> **Data to use**
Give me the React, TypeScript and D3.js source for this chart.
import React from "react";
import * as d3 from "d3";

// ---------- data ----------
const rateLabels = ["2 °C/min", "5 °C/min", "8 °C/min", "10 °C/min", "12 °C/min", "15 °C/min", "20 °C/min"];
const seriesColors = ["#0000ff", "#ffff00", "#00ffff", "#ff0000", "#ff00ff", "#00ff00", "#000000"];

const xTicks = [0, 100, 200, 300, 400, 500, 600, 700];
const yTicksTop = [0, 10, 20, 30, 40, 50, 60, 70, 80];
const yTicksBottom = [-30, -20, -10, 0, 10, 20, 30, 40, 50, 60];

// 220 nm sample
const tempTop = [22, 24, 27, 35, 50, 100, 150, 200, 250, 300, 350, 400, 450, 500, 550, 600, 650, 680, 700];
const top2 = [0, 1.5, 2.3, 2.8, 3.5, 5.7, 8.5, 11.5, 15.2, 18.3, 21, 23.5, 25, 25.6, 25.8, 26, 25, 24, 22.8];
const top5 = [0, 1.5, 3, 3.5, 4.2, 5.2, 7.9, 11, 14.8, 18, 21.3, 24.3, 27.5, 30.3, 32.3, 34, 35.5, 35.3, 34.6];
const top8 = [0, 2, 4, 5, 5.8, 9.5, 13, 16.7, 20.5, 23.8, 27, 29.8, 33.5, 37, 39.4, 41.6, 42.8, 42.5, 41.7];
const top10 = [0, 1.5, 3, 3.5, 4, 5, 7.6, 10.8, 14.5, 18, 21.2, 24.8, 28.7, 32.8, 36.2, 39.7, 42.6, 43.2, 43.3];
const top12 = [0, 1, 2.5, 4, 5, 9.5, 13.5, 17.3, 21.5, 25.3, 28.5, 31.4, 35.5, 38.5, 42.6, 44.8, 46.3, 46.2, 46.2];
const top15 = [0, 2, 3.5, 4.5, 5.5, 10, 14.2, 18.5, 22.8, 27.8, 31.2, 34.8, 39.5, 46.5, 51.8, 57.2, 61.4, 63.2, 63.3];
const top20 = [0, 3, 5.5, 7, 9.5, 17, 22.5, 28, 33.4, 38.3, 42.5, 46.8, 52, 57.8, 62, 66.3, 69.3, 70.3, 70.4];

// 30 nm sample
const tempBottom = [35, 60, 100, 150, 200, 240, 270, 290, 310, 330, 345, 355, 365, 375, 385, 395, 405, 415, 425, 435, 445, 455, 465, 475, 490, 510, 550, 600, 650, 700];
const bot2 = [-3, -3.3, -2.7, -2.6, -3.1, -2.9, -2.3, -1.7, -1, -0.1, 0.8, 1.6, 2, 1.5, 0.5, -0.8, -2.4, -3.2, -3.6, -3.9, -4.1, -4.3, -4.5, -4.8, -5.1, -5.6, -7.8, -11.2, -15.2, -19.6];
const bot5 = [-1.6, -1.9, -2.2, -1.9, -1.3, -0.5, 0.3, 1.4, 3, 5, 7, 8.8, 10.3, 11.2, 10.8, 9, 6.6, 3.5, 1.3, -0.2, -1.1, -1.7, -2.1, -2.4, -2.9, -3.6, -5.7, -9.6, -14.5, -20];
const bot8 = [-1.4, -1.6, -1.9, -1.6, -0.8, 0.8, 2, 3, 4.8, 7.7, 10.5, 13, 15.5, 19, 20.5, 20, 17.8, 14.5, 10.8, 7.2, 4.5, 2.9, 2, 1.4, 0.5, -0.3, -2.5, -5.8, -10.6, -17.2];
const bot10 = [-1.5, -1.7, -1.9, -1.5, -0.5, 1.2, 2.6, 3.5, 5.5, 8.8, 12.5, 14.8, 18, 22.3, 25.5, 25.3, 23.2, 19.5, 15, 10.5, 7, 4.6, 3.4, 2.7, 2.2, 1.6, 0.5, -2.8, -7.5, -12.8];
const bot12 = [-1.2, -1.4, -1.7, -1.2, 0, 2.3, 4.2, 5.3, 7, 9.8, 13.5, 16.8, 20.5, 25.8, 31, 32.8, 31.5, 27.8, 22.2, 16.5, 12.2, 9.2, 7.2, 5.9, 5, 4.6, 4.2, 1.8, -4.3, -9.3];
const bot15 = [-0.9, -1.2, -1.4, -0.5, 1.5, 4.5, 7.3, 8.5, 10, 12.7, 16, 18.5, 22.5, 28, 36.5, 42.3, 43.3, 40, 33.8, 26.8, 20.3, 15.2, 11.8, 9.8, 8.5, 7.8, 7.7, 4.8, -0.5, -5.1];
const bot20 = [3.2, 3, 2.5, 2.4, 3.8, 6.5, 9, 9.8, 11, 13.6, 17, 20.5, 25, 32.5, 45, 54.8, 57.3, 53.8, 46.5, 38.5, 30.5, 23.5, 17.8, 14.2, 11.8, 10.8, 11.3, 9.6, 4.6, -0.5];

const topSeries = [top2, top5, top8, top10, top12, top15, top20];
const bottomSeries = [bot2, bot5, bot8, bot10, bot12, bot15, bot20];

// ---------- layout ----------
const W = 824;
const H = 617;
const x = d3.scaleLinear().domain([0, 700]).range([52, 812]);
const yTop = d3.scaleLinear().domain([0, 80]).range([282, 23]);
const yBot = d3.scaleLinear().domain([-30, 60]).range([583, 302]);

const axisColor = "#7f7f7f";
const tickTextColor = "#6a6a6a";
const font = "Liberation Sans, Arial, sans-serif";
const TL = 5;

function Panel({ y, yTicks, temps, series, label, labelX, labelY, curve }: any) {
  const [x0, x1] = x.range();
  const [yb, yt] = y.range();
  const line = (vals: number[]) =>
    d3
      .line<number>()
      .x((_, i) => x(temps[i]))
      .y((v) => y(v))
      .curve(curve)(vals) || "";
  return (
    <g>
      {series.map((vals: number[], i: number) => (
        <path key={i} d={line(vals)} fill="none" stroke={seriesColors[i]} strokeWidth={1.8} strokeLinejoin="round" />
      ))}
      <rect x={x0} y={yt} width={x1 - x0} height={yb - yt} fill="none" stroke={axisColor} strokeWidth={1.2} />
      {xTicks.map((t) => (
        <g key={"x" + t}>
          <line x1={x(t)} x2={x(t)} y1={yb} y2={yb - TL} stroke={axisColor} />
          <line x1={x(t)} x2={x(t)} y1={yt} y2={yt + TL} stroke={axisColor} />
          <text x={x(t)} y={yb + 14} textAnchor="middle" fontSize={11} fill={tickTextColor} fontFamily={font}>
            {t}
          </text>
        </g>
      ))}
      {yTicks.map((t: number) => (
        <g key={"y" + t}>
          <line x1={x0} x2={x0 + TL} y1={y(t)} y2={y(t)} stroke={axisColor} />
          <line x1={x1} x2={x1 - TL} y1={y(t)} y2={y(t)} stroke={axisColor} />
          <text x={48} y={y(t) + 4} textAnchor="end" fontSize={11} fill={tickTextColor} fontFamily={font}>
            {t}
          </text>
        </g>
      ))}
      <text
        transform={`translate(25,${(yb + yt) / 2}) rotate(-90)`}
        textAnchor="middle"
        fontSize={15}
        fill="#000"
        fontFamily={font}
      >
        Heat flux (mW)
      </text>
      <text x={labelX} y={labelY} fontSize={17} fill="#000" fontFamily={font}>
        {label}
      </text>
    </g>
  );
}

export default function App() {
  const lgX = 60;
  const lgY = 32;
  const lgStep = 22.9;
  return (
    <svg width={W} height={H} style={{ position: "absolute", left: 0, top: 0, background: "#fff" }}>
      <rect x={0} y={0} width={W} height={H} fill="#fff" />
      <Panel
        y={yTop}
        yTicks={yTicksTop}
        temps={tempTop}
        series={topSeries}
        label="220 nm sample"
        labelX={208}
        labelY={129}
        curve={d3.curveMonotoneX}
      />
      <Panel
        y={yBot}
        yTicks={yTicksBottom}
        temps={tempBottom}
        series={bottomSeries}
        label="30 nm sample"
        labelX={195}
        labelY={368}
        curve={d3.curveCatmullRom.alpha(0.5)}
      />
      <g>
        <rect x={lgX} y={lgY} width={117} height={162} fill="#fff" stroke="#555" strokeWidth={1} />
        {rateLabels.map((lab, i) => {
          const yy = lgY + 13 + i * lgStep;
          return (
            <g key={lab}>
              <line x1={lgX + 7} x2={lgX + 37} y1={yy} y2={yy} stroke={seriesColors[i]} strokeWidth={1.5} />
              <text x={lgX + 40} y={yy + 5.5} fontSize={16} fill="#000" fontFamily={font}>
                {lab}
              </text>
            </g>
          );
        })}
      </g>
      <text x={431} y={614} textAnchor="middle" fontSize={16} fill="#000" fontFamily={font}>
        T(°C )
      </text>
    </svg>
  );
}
--
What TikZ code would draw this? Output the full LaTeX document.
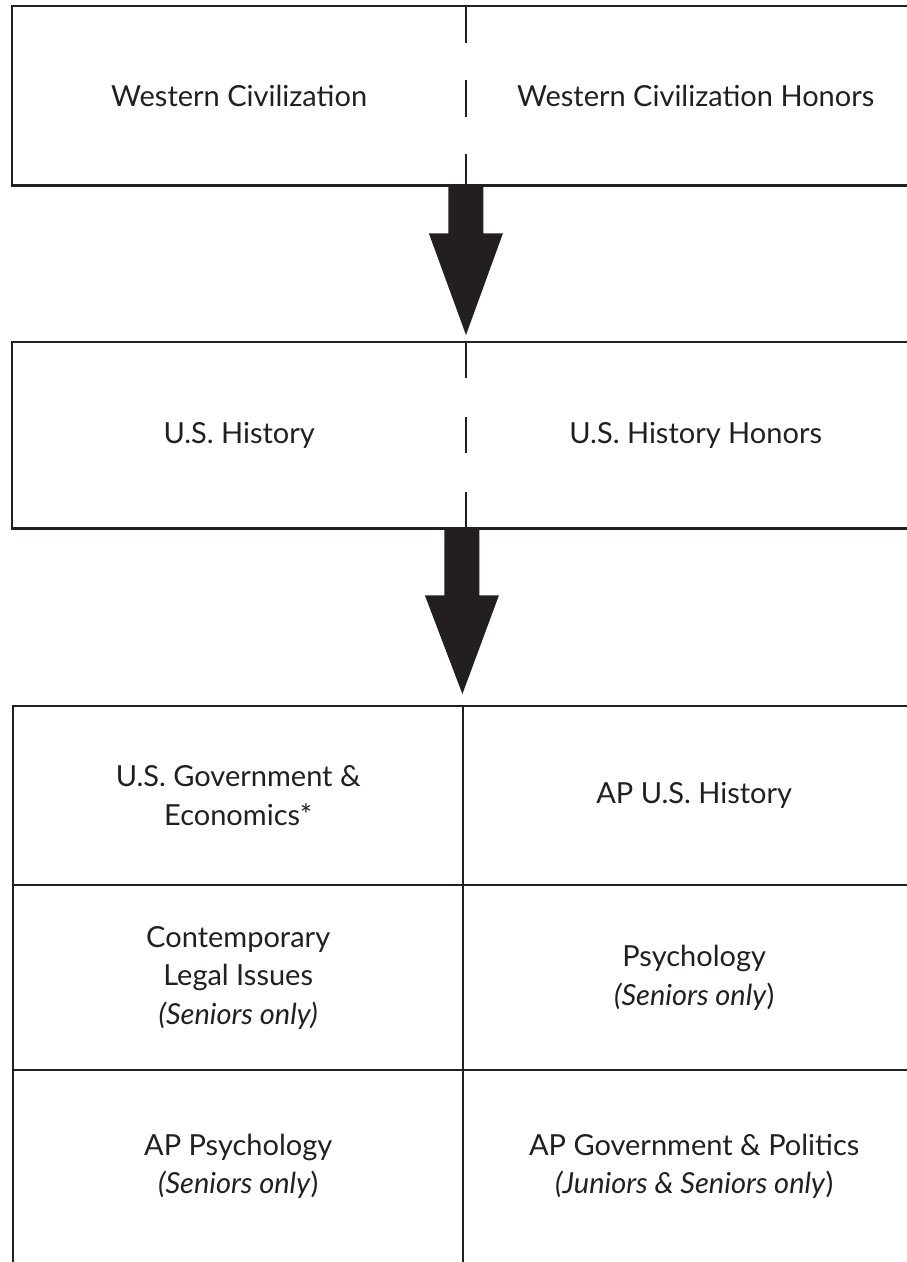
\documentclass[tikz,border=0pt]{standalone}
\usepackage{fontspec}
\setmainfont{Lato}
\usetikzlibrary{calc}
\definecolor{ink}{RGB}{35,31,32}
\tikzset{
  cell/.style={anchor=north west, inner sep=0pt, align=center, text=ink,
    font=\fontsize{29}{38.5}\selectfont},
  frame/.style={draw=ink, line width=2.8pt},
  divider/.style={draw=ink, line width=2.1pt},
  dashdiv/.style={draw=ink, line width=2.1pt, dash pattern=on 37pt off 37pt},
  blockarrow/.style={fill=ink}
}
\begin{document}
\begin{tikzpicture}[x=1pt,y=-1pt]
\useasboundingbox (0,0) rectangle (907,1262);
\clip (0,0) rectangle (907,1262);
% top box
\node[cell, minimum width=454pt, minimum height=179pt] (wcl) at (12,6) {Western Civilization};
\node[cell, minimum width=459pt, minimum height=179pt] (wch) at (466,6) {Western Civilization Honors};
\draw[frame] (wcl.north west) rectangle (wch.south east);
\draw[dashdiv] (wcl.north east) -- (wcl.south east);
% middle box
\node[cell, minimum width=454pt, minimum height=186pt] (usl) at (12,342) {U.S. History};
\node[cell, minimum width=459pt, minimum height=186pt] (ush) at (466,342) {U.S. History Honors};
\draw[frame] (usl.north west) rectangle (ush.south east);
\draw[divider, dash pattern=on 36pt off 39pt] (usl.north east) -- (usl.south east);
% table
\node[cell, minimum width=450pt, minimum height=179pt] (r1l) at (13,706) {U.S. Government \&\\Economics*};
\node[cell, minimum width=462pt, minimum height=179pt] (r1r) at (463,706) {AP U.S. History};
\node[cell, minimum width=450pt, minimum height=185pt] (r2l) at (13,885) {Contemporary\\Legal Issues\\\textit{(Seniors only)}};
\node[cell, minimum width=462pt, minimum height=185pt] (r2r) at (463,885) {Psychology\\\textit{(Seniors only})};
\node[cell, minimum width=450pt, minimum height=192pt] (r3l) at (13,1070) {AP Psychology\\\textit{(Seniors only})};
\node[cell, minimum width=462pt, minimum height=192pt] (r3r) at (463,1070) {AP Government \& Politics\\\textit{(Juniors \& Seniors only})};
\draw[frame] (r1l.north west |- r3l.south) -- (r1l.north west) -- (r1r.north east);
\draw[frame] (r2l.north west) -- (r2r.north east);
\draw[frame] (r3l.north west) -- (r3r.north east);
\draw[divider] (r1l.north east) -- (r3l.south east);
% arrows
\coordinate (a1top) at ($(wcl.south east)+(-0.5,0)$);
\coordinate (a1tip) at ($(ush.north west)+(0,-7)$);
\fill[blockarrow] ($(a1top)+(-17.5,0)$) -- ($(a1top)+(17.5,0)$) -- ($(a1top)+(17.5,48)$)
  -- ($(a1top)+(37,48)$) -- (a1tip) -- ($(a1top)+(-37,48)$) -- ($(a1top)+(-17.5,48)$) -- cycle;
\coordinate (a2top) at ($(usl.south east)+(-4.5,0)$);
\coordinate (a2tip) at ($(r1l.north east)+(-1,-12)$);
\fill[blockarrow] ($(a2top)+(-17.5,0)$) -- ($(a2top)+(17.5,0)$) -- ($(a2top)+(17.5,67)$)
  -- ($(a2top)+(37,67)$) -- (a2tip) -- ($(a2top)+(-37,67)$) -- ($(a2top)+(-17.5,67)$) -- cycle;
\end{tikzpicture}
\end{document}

> **What this task involves**
Show all lines in the entries above where the string "draw" appears.

> **Output below**
What TikZ code would draw this? Output the full LaTeX document.
  frame/.style={draw=ink, line width=2.8pt},
  divider/.style={draw=ink, line width=2.1pt},
  dashdiv/.style={draw=ink, line width=2.1pt, dash pattern=on 37pt off 37pt},
\draw[frame] (wcl.north west) rectangle (wch.south east);
\draw[dashdiv] (wcl.north east) -- (wcl.south east);
\draw[frame] (usl.north west) rectangle (ush.south east);
\draw[divider, dash pattern=on 36pt off 39pt] (usl.north east) -- (usl.south east);
\draw[frame] (r1l.north west |- r3l.south) -- (r1l.north west) -- (r1r.north east);
\draw[frame] (r2l.north west) -- (r2r.north east);
\draw[frame] (r3l.north west) -- (r3r.north east);
\draw[divider] (r1l.north east) -- (r3l.south east);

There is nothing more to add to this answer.